Re: [PATCH v2 6/6] cpufreq/cppc: set the frequency used for capacity computation
From: Pierre Gondois
Date: Wed Oct 11 2023 - 06:28:06 EST
Hello Vincent,
On 10/9/23 12:36, Vincent Guittot wrote:
cppc cpufreq driver can register an artificial energy model. In such case,
it also have to register the frequency that is used to define the CPU
capacity
Signed-off-by: Vincent Guittot <vincent.guittot@xxxxxxxxxx>
---
drivers/cpufreq/cppc_cpufreq.c | 18 ++++++++++++++++++
1 file changed, 18 insertions(+)
diff --git a/drivers/cpufreq/cppc_cpufreq.c b/drivers/cpufreq/cppc_cpufreq.c
index fe08ca419b3d..24c6ba349f01 100644
--- a/drivers/cpufreq/cppc_cpufreq.c
+++ b/drivers/cpufreq/cppc_cpufreq.c
@@ -636,6 +636,21 @@ static int populate_efficiency_class(void)
return 0;
}
+
+static void cppc_cpufreq_set_capacity_ref_freq(struct cpufreq_policy *policy)
+{
+ struct cppc_perf_caps *perf_caps;
+ struct cppc_cpudata *cpu_data;
+ unsigned int ref_freq;
+
+ cpu_data = policy->driver_data;
+ perf_caps = &cpu_data->perf_caps;
+
+ ref_freq = cppc_cpufreq_perf_to_khz(cpu_data, perf_caps->highest_perf);
+
+ per_cpu(capacity_ref_freq, policy->cpu) = ref_freq;
'capacity_ref_freq' seems to be updated only if CONFIG_ENERGY_MODEL is set. However in
[1], get_capacity_ref_freq() relies on 'capacity_ref_freq'. The cpufreq_schedutil governor
should have a valid 'capacity_ref_freq' value set if the CPPC cpufreq driver is used
without energy model I believe.
Also 'capacity_ref_freq' seems to be set only for 'policy->cpu'. I believe it should
be set for the whole perf domain in case this 'policy->cpu' goes offline.

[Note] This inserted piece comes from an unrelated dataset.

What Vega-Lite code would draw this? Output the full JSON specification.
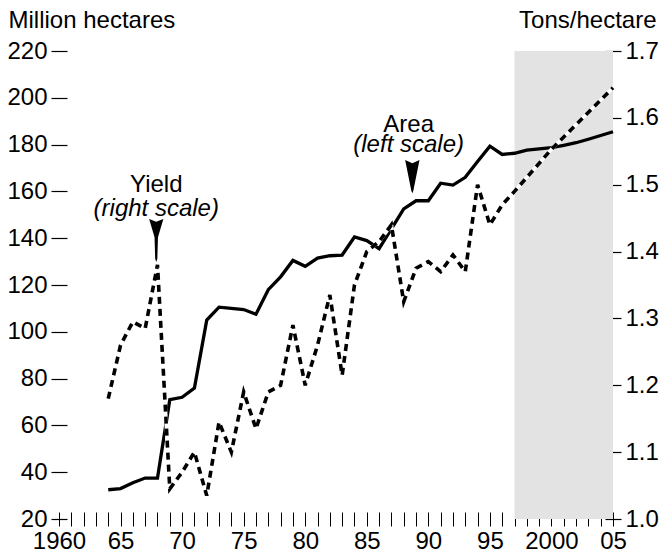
{
  "$schema": "https://vega.github.io/schema/vega-lite/v6.json",
  "width": 554,
  "height": 468,
  "autosize": {"type": "none"},
  "padding": {"left": 59, "top": 51, "right": 47, "bottom": 35},
  "config": {
    "view": {"stroke": null},
    "font": "Liberation Sans",
    "axis": {"labelColor": "black", "titleColor": "black", "tickColor": "black", "labelFont": "Liberation Sans", "titleFont": "Liberation Sans"}
  },
  "datasets": {
    "area": [
      {"year": 1964, "value": 32.5}, {"year": 1965, "value": 33}, {"year": 1966, "value": 35.5},
      {"year": 1967, "value": 37.5}, {"year": 1968, "value": 37.5}, {"year": 1969, "value": 71},
      {"year": 1970, "value": 72}, {"year": 1971, "value": 76}, {"year": 1972, "value": 105},
      {"year": 1973, "value": 110.5}, {"year": 1974, "value": 110}, {"year": 1975, "value": 109.5},
      {"year": 1976, "value": 107.5}, {"year": 1977, "value": 118}, {"year": 1978, "value": 123.5},
      {"year": 1979, "value": 130.5}, {"year": 1980, "value": 128}, {"year": 1981, "value": 131.5},
      {"year": 1982, "value": 132.5}, {"year": 1983, "value": 132.8}, {"year": 1984, "value": 140.5},
      {"year": 1985, "value": 139}, {"year": 1986, "value": 135.5}, {"year": 1987, "value": 144},
      {"year": 1988, "value": 152.5}, {"year": 1989, "value": 156}, {"year": 1990, "value": 156},
      {"year": 1991, "value": 163.5}, {"year": 1992, "value": 162.7}, {"year": 1993, "value": 166},
      {"year": 1994, "value": 172.8}, {"year": 1995, "value": 179.3}, {"year": 1996, "value": 175.8},
      {"year": 1997, "value": 176.3}, {"year": 1998, "value": 177.6}, {"year": 1999, "value": 178.2},
      {"year": 2000, "value": 178.7}, {"year": 2001, "value": 179.7}, {"year": 2002, "value": 180.8},
      {"year": 2003, "value": 182.3}, {"year": 2004, "value": 183.9}, {"year": 2005, "value": 185.5}
    ],
    "yield": [
      {"year": 1964, "value": 1.18}, {"year": 1965, "value": 1.26}, {"year": 1966, "value": 1.295},
      {"year": 1967, "value": 1.285}, {"year": 1968, "value": 1.38}, {"year": 1969, "value": 1.045},
      {"year": 1970, "value": 1.07}, {"year": 1971, "value": 1.1}, {"year": 1972, "value": 1.035},
      {"year": 1973, "value": 1.145}, {"year": 1974, "value": 1.1}, {"year": 1975, "value": 1.19},
      {"year": 1976, "value": 1.135}, {"year": 1977, "value": 1.19}, {"year": 1978, "value": 1.2},
      {"year": 1979, "value": 1.29}, {"year": 1980, "value": 1.2}, {"year": 1981, "value": 1.26},
      {"year": 1982, "value": 1.335}, {"year": 1983, "value": 1.215}, {"year": 1984, "value": 1.35},
      {"year": 1985, "value": 1.4}, {"year": 1986, "value": 1.415}, {"year": 1987, "value": 1.44},
      {"year": 1988, "value": 1.325}, {"year": 1989, "value": 1.375}, {"year": 1990, "value": 1.385},
      {"year": 1991, "value": 1.37}, {"year": 1992, "value": 1.395}, {"year": 1993, "value": 1.37},
      {"year": 1994, "value": 1.5}, {"year": 1995, "value": 1.44}, {"year": 1996, "value": 1.47},
      {"year": 1997, "value": 1.49}, {"year": 2000, "value": 1.553}, {"year": 2005, "value": 1.645}
    ]
  },
  "layer": [
    {
      "layer": [
        {
          "data": {"values": [{"start": 1997, "end": 2005}]},
          "mark": {"type": "rect", "color": "#e3e3e3"},
          "encoding": {
            "x": {
              "field": "start", "type": "quantitative",
              "scale": {"domain": [1960, 2005], "nice": false, "zero": false},
              "axis": {
                "values": [1960,1961,1962,1963,1964,1965,1966,1967,1968,1969,1970,1971,1972,1973,1974,1975,1976,1977,1978,1979,1980,1981,1982,1983,1984,1985,1986,1987,1988,1989,1990,1991,1992,1993,1994,1995,1996,1997,1998,1999,2000,2001,2002,2003,2004,2005],
                "tickCount": 60,
                "labelExpr": "datum.value % 5 != 0 ? '' : ((datum.value == 1960 || datum.value == 2000) ? format(datum.value, 'd') : slice(format(datum.value, 'd'), 2))",
                "offset": -7, "tickSize": 14, "tickWidth": 1, "domain": false, "grid": false,
                "title": null, "labelFontSize": 24, "labelPadding": 3,
                "labelOverlap": false, "labelFlush": false
              }
            },
            "x2": {"field": "end"}
          }
        },
        {
          "mark": {"type": "rule", "color": "#808080", "strokeWidth": 1.7},
          "encoding": {"y": {"datum": 220, "type": "quantitative"}}
        },
        {
          "mark": {"type": "rule", "color": "black", "strokeWidth": 1.3},
          "encoding": {"x": {"datum": 1960, "type": "quantitative"}}
        },
        {
          "mark": {"type": "rule", "color": "#333333", "strokeWidth": 1.5},
          "encoding": {"x": {"datum": 2005, "type": "quantitative"}}
        },
        {
          "mark": {"type": "rule", "color": "black", "strokeWidth": 1.3},
          "encoding": {"y": {"datum": 20, "type": "quantitative"}}
        },
        {
          "data": {"name": "area"},
          "mark": {"type": "line", "color": "black", "strokeWidth": 3.3},
          "encoding": {
            "x": {"field": "year", "type": "quantitative"},
            "y": {
              "field": "value", "type": "quantitative",
              "scale": {"domain": [20, 220], "nice": false, "zero": false},
              "axis": {
                "values": [20, 40, 60, 80, 100, 120, 140, 160, 180, 200, 220],
                "tickCount": 20,
                "offset": -8, "tickSize": 16, "tickWidth": 1.2, "domain": false, "grid": false,
                "labelFontSize": 24, "labelPadding": 4, "labelOverlap": false, "labelFlush": false,
                "title": "Million hectares", "titleAngle": 0, "titleAlign": "left",
                "titleBaseline": "alphabetic", "titleX": -59, "titleY": -24,
                "titleFontSize": 24, "titleFontWeight": "normal"
              }
            }
          }
        },
        {
          "data": {"values": [{"year": 1967.9, "value": 139}]},
          "mark": {"type": "point", "shape": "M-0.33,-1L0,-0.87L0.33,-1L0.08,-0.15L0.05,0.85L0,1L-0.05,0.85L-0.08,-0.15Z", "size": 1849, "filled": true, "color": "black", "opacity": 1, "strokeWidth": 0},
          "encoding": {"x": {"field": "year", "type": "quantitative"}, "y": {"field": "value", "type": "quantitative"}}
        },
        {
          "data": {"values": [{"year": 1988.7, "value": 166.3}]},
          "mark": {"type": "point", "shape": "M-0.43,-1L0,-0.8L0.43,-1L0.06,0.85L0,1L-0.06,0.85Z", "size": 1116, "filled": true, "color": "black", "opacity": 1, "strokeWidth": 0},
          "encoding": {"x": {"field": "year", "type": "quantitative"}, "y": {"field": "value", "type": "quantitative"}}
        },
        {
          "data": {"values": [{"label": "Yield", "year": 1967.9, "value": 159.9}, {"label": "Area", "year": 1988.4, "value": 185.5}]},
          "mark": {"type": "text", "fontSize": 24, "align": "center", "baseline": "alphabetic", "color": "black"},
          "encoding": {"x": {"field": "year", "type": "quantitative"}, "y": {"field": "value", "type": "quantitative"}, "text": {"field": "label"}}
        },
        {
          "data": {"values": [{"label": "(right scale)", "year": 1967.9, "value": 149.5}, {"label": "(left scale)", "year": 1988.4, "value": 176.8}]},
          "mark": {"type": "text", "fontSize": 24, "fontStyle": "italic", "align": "center", "baseline": "alphabetic", "color": "black"},
          "encoding": {"x": {"field": "year", "type": "quantitative"}, "y": {"field": "value", "type": "quantitative"}, "text": {"field": "label"}}
        }
      ]
    },
    {
      "data": {"name": "yield"},
      "encoding": {
        "x": {"field": "year", "type": "quantitative"},
        "y": {
          "field": "value", "type": "quantitative",
          "scale": {"domain": [1.0, 1.7], "nice": false, "zero": false},
          "axis": {
            "orient": "right",
            "values": [1.0, 1.1, 1.2, 1.3, 1.4, 1.5, 1.6, 1.7], "format": ".1f",
            "tickCount": 20,
            "offset": -8, "tickSize": 16, "tickWidth": 1.2, "domain": false, "grid": false,
            "labelFontSize": 24, "labelPadding": 4, "labelOverlap": false, "labelFlush": false,
            "title": "Tons/hectare", "titleAngle": 0, "titleAlign": "right",
            "titleBaseline": "alphabetic", "titleX": 51, "titleY": -24,
            "titleFontSize": 24, "titleFontWeight": "normal"
          }
        }
      },
      "layer": [
        {"mark": {"type": "line", "color": "white", "strokeWidth": 3.6}},
        {"mark": {"type": "line", "color": "black", "strokeWidth": 3.6, "strokeDash": [7, 5], "strokeCap": "butt"}}
      ]
    }
  ],
  "resolve": {"scale": {"y": "independent"}}
}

Another thing, related my comment to [1] and to [2], for CPPC the max capacity matches
the boosting frequency. We have:
'non-boosted max capacity' < 'boosted max capacity'.
-
If boosting is not enabled, the CPU utilization can still go above the 'non-boosted max
capacity'. The overutilization of the system seems to be triggered by comparing the CPU
util to the 'boosted max capacity'. So systems might not be detected as overutilized.
For the EAS energy computation, em_cpu_energy() tries to predict the frequency that will
be used. It is currently unknown to the function that the frequency request will be
clamped by __resolve_freq():
get_next_freq()
\-cpufreq_driver_resolve_freq()
\-__resolve_freq()
This means that the energy computation might use boosting frequencies, which are not
available.
Regards,
Pierre
[1]: [PATCH v2 4/6] cpufreq/schedutil: use a fixed reference frequency
[2]: https://lore.kernel.org/lkml/20230905113308.GF28319@xxxxxxxxxxxxxxxxxxxxxxxxxxxxxxx/
+}
+
static void cppc_cpufreq_register_em(struct cpufreq_policy *policy)
{
struct cppc_cpudata *cpu_data;
@@ -643,6 +658,9 @@ static void cppc_cpufreq_register_em(struct cpufreq_policy *policy)
EM_ADV_DATA_CB(cppc_get_cpu_power, cppc_get_cpu_cost);
cpu_data = policy->driver_data;
+
+ cppc_cpufreq_set_capacity_ref_freq(policy);
+
em_dev_register_perf_domain(get_cpu_device(policy->cpu),
get_perf_level_count(policy), &em_cb,
cpu_data->shared_cpu_map, 0);